We aim to make them interchangeable. The blockout for them currently meets the metrics for allowing interchangeability but things may change as the ship moves through the pipeline. For more information on Torpedoes vs Missiles please check out this Shipyard post which goes into detail on how the two types can be mixed together.
It comes with Military Grade C items stock, although once these are worn out people may find it more efficient to replace with other types for durability given the expense/rarity of replacing these.
A dedicated anti-capital ship such as a Retaliator would be able to fight the Hammerhead effectively by tackling it from outside the effective range of its guns. The Hammerhead is intended to defend other ships from attack fighters with its many turrets, so massed waves of small ships stand little chance against it.
Like all our ships, it can be manned with a minimal human crew, but the difficulty in doing this may outweigh the returns, depending highly on what missions you undertake. With the given example it would be perfectly possible to achieve that scenario but having a few more friends to help out would yield a more enjoyable experience.
We don’t condone this sort of behavior, but for some reason Aegis did provide extra internal reinforcement in the head of the ship.

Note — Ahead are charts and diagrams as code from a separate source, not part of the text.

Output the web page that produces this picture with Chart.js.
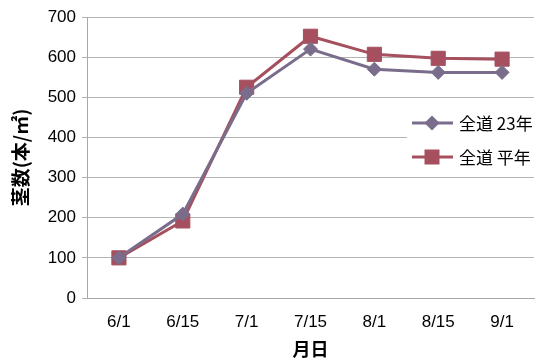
<!DOCTYPE html>
<html>
<head>
<meta charset="utf-8">
<script src="https://cdn.jsdelivr.net/npm/chart.js@4"></script>
<style>
  html, body { margin: 0; padding: 0; background: #fff; }
  #c { display: block; }
</style>
</head>
<body>
<canvas id="c" width="545" height="360"></canvas>
<script>
// Stem counts per square metre through the season
const dates = ['6/1', '6/15', '7/1', '7/15', '8/1', '8/15', '9/1'];
const seriesNames = ['全道 23年', '全道 平年'];
const stems2011 = [100, 209, 510, 620, 570, 562, 562];
const stemsNormal = [100, 192, 525, 652, 607, 597, 595];
const yTicks = [0, 100, 200, 300, 400, 500, 600, 700];

const purple = '#7a6d8b';
const red = '#a6505f';

// Legend drawn inside the plot area over a white box
const insideLegend = {
  id: 'insideLegend',
  afterDatasetsDraw(chart) {
    const ctx = chart.ctx;
    ctx.save();
    ctx.fillStyle = '#ffffff';
    ctx.fillRect(407, 104, 138, 70);
    const rows = [123, 157];
    chart.data.datasets.forEach((ds, i) => {
      const y = rows[i];
      ctx.strokeStyle = ds.borderColor;
      ctx.lineWidth = 3;
      ctx.beginPath();
      ctx.moveTo(412, y);
      ctx.lineTo(453, y);
      ctx.stroke();
      ctx.fillStyle = ds.pointBackgroundColor;
      ctx.beginPath();
      if (ds.pointStyle === 'rect') {
        ctx.rect(432 - 7.5, y - 7.5, 15, 15);
      } else {
        ctx.moveTo(432, y - 7.5);
        ctx.lineTo(439.5, y);
        ctx.lineTo(432, y + 7.5);
        ctx.lineTo(424.5, y);
        ctx.closePath();
      }
      ctx.fill();
      ctx.fillStyle = '#000000';
      ctx.font = '17px "Noto Sans CJK JP"';
      ctx.textBaseline = 'middle';
      ctx.textAlign = 'left';
      ctx.fillText(ds.label, 459, y + 1);
    });
    ctx.restore();
  }
};

new Chart(document.getElementById('c'), {
  type: 'line',
  data: {
    labels: dates,
    datasets: [
      {
        label: seriesNames[0],
        data: stems2011,
        borderColor: purple,
        backgroundColor: purple,
        pointBackgroundColor: purple,
        pointBorderColor: purple,
        borderWidth: 3,
        pointStyle: 'rectRot',
        pointRadius: 7,
        pointBorderWidth: 1,
        tension: 0
      },
      {
        label: seriesNames[1],
        data: stemsNormal,
        borderColor: red,
        backgroundColor: red,
        pointBackgroundColor: red,
        pointBorderColor: red,
        borderWidth: 3,
        pointStyle: 'rect',
        pointRadius: 10,
        pointBorderWidth: 1,
        tension: 0
      }
    ]
  },
  options: {
    responsive: false,
    animation: false,
    layout: { padding: { top: 17, right: 0, left: 0, bottom: 0 } },
    plugins: {
      legend: { display: false },
      tooltip: { enabled: false }
    },
    scales: {
      x: {
        offset: true,
        grid: { display: false, drawTicks: false },
        border: { display: true, color: '#a8a8a8', width: 1 },
        ticks: {
          color: '#000000',
          font: { family: '"Liberation Sans", Arial', size: 17 },
          padding: 14,
          maxRotation: 0
        },
        title: {
          display: true,
          text: '月日',
          color: '#000000',
          font: { family: '"Noto Sans CJK JP"', size: 18, weight: 'bold' },
          padding: { top: 0, bottom: 0 }
        },
        afterFit(scale) { scale.height = 62; }
      },
      y: {
        min: 0,
        max: 700,
        afterBuildTicks(scale) { scale.ticks = yTicks.map(v => ({ value: v })); },
        grid: { color: '#b4b4b4', lineWidth: 1, tickLength: 5, drawTicks: true },
        border: { display: true, color: '#a8a8a8', width: 1 },
        ticks: {
          color: '#000000',
          font: { family: '"Liberation Sans", Arial', size: 17 },
          padding: 6
        },
        title: {
          display: true,
          text: '茎数(本/㎡)',
          color: '#000000',
          font: { family: '"Noto Sans CJK JP"', size: 19, weight: 'bold' },
          padding: { top: 9, bottom: 0 }
        },
        afterFit(scale) { scale.width = 87; }
      }
    }
  },
  plugins: [insideLegend]
});
</script>
</body>
</html>
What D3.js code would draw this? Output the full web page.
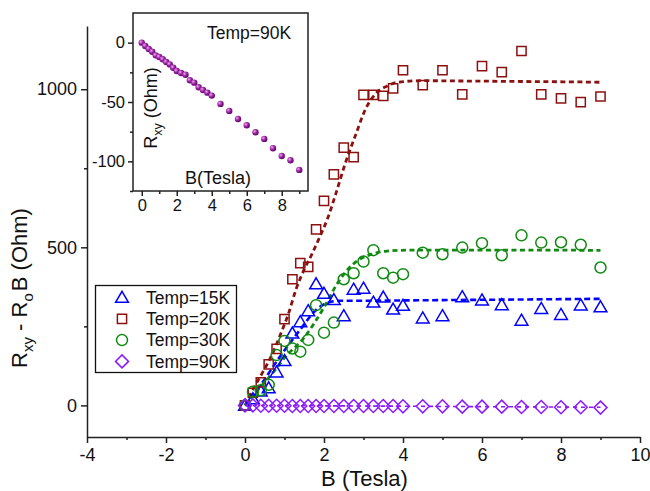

Of course it can be refueled in space by a Starfarer! Interplay between ships is one of the key gameplay loops of Star Citizen and whilst the L Quantum Drive can get you places the slightly smaller tank will require you to do a little more forward planning. Since we’re talking specifically about the quantum fuel tank, in UEE Navy fleet operations it’s contemplated that the Hammerhead usually sticks pretty close to the big ships it’s protecting.